* START THE RECORDS *

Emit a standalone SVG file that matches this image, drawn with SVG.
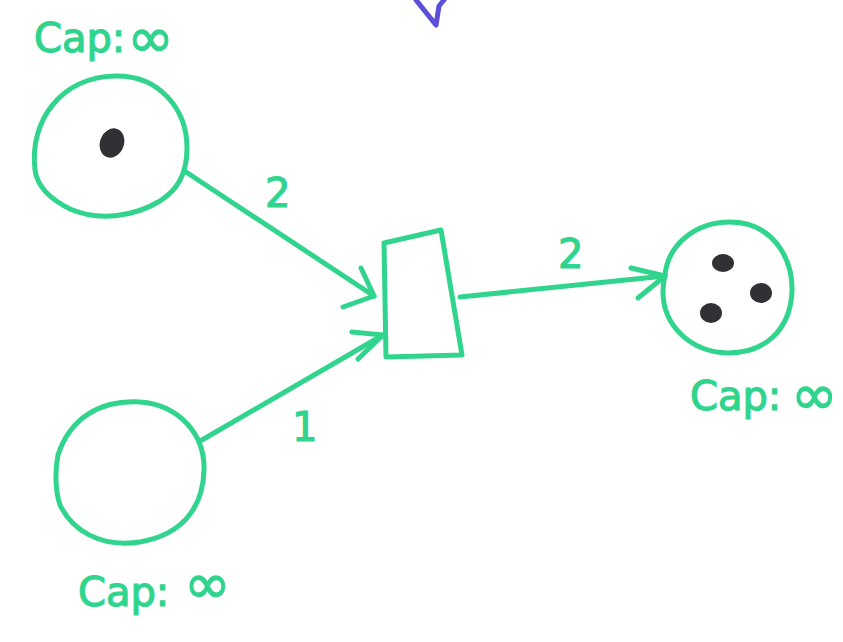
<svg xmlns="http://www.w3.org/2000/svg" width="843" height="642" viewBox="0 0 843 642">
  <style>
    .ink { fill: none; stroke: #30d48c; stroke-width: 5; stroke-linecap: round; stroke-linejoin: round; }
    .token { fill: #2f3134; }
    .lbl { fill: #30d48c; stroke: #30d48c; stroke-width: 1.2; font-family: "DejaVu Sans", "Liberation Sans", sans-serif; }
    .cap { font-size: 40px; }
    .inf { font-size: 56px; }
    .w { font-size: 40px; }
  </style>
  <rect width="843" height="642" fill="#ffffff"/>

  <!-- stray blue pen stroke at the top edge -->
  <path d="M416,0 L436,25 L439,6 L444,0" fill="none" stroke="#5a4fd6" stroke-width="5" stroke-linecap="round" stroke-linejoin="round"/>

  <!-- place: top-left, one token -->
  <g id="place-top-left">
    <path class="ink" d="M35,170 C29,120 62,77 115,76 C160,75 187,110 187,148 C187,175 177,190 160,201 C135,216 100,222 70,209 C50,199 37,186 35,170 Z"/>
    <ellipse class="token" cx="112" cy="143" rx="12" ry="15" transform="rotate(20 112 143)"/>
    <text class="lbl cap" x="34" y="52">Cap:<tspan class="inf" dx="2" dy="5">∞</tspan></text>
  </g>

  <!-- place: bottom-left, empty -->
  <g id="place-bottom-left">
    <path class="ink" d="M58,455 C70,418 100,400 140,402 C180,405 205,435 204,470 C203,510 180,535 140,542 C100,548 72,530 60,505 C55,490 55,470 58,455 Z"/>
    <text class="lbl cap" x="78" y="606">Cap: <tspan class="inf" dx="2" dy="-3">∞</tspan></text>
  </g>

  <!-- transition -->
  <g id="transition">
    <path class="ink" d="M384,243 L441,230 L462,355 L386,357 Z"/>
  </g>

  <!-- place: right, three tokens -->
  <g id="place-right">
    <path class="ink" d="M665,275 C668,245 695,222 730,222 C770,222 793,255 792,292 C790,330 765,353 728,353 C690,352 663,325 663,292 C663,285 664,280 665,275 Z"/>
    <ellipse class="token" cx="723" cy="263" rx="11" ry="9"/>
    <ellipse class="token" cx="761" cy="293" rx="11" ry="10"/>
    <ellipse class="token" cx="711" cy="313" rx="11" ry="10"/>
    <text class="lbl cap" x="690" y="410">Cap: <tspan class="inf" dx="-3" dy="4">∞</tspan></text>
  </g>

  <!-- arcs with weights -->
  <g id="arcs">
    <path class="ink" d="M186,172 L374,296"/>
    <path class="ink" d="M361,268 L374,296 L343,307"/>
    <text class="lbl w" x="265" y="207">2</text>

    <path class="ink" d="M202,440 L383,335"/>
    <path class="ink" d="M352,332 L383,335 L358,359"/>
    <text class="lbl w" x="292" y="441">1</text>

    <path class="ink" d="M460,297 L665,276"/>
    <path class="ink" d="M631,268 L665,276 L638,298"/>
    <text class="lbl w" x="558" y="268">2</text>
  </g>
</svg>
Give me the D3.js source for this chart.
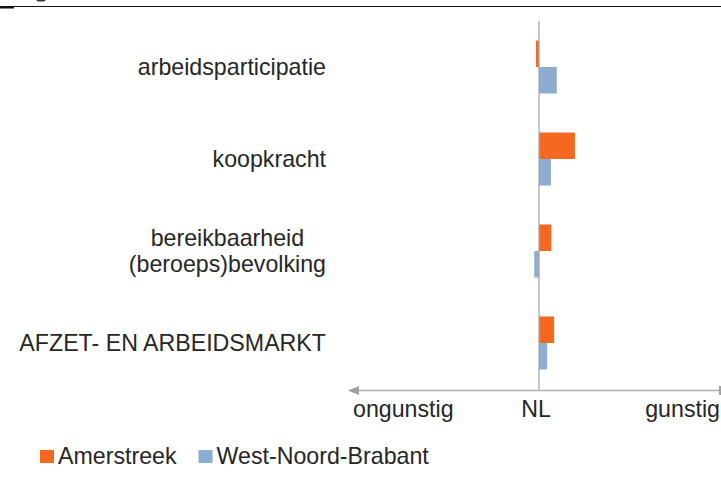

* END THE RECORDS *

Give only the number of lines in the records that contain the string "this".

ANSWER: 2